**Stored data**:

[Begin]

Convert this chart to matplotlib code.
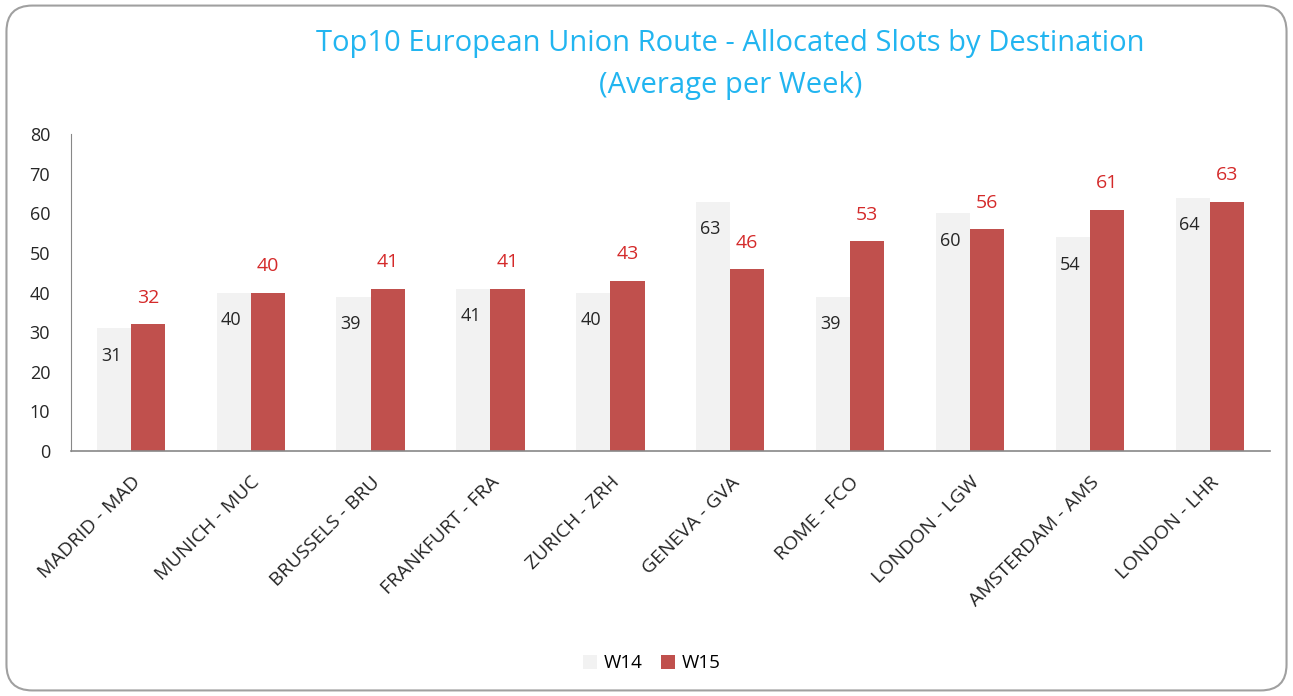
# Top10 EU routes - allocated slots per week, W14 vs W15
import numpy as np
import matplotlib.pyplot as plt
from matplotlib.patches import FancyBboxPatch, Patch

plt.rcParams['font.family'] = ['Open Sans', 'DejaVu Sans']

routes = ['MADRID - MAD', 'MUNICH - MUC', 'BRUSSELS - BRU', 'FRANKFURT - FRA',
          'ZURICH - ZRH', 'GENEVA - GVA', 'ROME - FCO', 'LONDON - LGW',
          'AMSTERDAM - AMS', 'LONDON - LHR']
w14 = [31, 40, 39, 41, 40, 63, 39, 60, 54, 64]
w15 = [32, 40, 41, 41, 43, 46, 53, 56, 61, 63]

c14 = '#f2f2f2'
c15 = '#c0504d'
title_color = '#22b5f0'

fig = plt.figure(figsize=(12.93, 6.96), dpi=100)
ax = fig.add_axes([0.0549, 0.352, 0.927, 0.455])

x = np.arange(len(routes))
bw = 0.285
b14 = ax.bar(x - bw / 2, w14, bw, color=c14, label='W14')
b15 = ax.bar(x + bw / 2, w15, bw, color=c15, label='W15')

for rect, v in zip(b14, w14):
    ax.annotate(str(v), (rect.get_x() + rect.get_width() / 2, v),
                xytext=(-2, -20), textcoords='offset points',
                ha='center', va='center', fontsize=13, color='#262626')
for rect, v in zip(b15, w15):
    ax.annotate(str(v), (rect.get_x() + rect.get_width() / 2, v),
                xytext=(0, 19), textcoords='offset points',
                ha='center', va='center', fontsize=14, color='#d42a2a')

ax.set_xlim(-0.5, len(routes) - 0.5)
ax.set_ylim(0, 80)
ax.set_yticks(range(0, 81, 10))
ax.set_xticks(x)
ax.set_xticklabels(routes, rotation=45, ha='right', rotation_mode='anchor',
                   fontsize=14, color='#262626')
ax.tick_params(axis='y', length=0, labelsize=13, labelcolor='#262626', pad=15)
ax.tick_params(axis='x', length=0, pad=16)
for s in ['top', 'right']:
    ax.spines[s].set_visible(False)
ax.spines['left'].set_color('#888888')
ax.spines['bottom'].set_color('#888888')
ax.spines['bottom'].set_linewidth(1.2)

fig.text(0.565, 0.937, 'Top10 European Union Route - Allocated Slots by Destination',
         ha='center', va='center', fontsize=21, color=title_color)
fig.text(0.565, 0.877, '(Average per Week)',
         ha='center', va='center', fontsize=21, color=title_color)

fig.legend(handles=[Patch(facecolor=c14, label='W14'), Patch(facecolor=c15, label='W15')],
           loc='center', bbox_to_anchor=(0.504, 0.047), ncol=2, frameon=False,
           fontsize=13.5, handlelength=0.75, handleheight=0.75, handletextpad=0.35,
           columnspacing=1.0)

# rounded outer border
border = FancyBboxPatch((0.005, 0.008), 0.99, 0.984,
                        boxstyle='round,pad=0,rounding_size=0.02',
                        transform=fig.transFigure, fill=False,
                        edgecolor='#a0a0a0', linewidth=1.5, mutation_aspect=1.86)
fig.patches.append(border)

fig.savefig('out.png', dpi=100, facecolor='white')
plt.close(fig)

[End]

**Instructions to follow**:
Give the number of lines where the string "matplotlib" occurs, without any further text.

**Output for this task**:
3